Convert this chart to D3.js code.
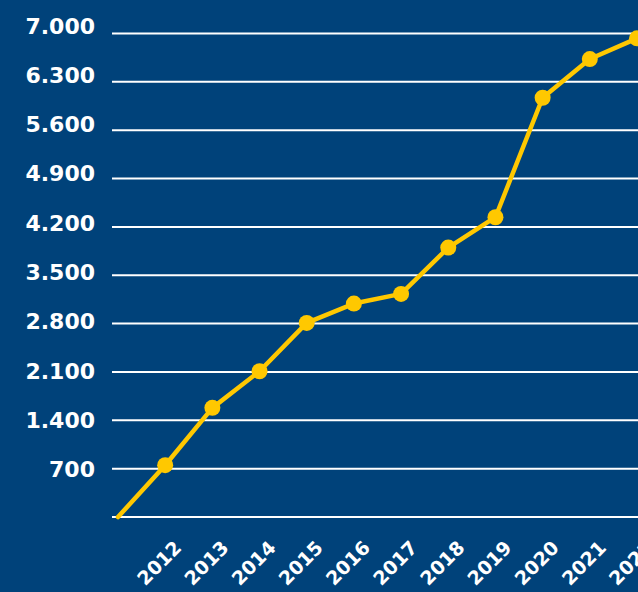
<!DOCTYPE html>
<html>
<head>
<meta charset="utf-8">
<script src="https://cdn.jsdelivr.net/npm/d3@7"></script>
<style>
  html, body { margin: 0; padding: 0; background: #00427a; }
  svg { display: block; }
</style>
</head>
<body>
<div id="chart"></div>
<script>
// data (2011 is the zero start, no marker, no label)
const years = [2011, 2012, 2013, 2014, 2015, 2016, 2017, 2018, 2019, 2020, 2021, 2022];
const values = [0, 750, 1580, 2110, 2810, 3090, 3230, 3900, 4340, 6070, 6630, 6930];
const yTicks = [700, 1400, 2100, 2800, 3500, 4200, 4900, 5600, 6300, 7000];
const gridValues = [0, 700, 1400, 2100, 2800, 3500, 4200, 4900, 5600, 6300, 7000];

const width = 638;
const height = 592;
const margins = { top: 33.5, right: 1, bottom: 75, left: 118 };

const bg = "#00427a";
const yellow = "#ffc800";

const svg = d3.select("#chart").append("svg")
    .attr("width", width)
    .attr("height", height);

svg.append("rect")
    .attr("width", width)
    .attr("height", height)
    .attr("fill", bg);

const data = years.map((y, i) => ({ year: y, value: values[i] }));

const xScale = d3.scalePoint()
    .domain(years)
    .range([margins.left, width - margins.right]);

const yScale = d3.scaleLinear()
    .domain([0, 7000])
    .range([height - margins.bottom, margins.top]);

// labels sit a little higher towards the top
const yLabelScale = d3.scaleLinear()
    .domain([0, 7000])
    .range([height - margins.bottom + 2, margins.top - 7.5]);

// grid lines
svg.append("g")
    .selectAll("line")
    .data(gridValues)
    .join("line")
    .attr("x1", 112)
    .attr("x2", width)
    .attr("y1", d => yScale(d))
    .attr("y2", d => yScale(d))
    .attr("stroke", "#ffffff")
    .attr("stroke-width", 2);

// y axis labels
const yAxis = svg.append("g")
    .attr("transform", "translate(95,0)")
    .call(d3.axisLeft(yLabelScale)
        .tickValues(yTicks)
        .tickSize(0)
        .tickPadding(0)
        .tickFormat(d => d3.format(",")(d).replace(/,/g, ".")));
yAxis.select(".domain").remove();
yAxis.selectAll("text")
    .attr("fill", "#ffffff")
    .attr("font-family", "'DejaVu Sans', sans-serif")
    .attr("font-weight", "bold")
    .attr("font-size", "22px");

// x axis labels
const xAxis = svg.append("g")
    .attr("transform", `translate(0,${height - margins.bottom})`)
    .call(d3.axisBottom(xScale)
        .tickValues(years.slice(1))
        .tickSize(0));
xAxis.select(".domain").remove();
xAxis.selectAll("text")
    .attr("fill", "#ffffff")
    .attr("font-family", "'DejaVu Sans', sans-serif")
    .attr("font-weight", "bold")
    .attr("font-size", "19px")
    .attr("y", 0)
    .attr("dy", 0)
    .attr("text-anchor", "end")
    .attr("transform", "translate(17,32) rotate(-45)");

// line
const line = d3.line()
    .x(d => xScale(d.year))
    .y(d => yScale(d.value));

svg.append("path")
    .datum(data)
    .attr("d", line)
    .attr("fill", "none")
    .attr("stroke", yellow)
    .attr("stroke-width", 4.5)
    .attr("stroke-linejoin", "round")
    .attr("stroke-linecap", "round");

svg.append("g")
    .selectAll("circle")
    .data(data.slice(1))
    .join("circle")
    .attr("cx", d => xScale(d.year))
    .attr("cy", d => yScale(d.value))
    .attr("r", 8)
    .attr("fill", yellow);
</script>
</body>
</html>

STATED PROBLEM: Give the number of lines in the data that contain "chart", with no other words.

RESPONSE TO THE TASK: 3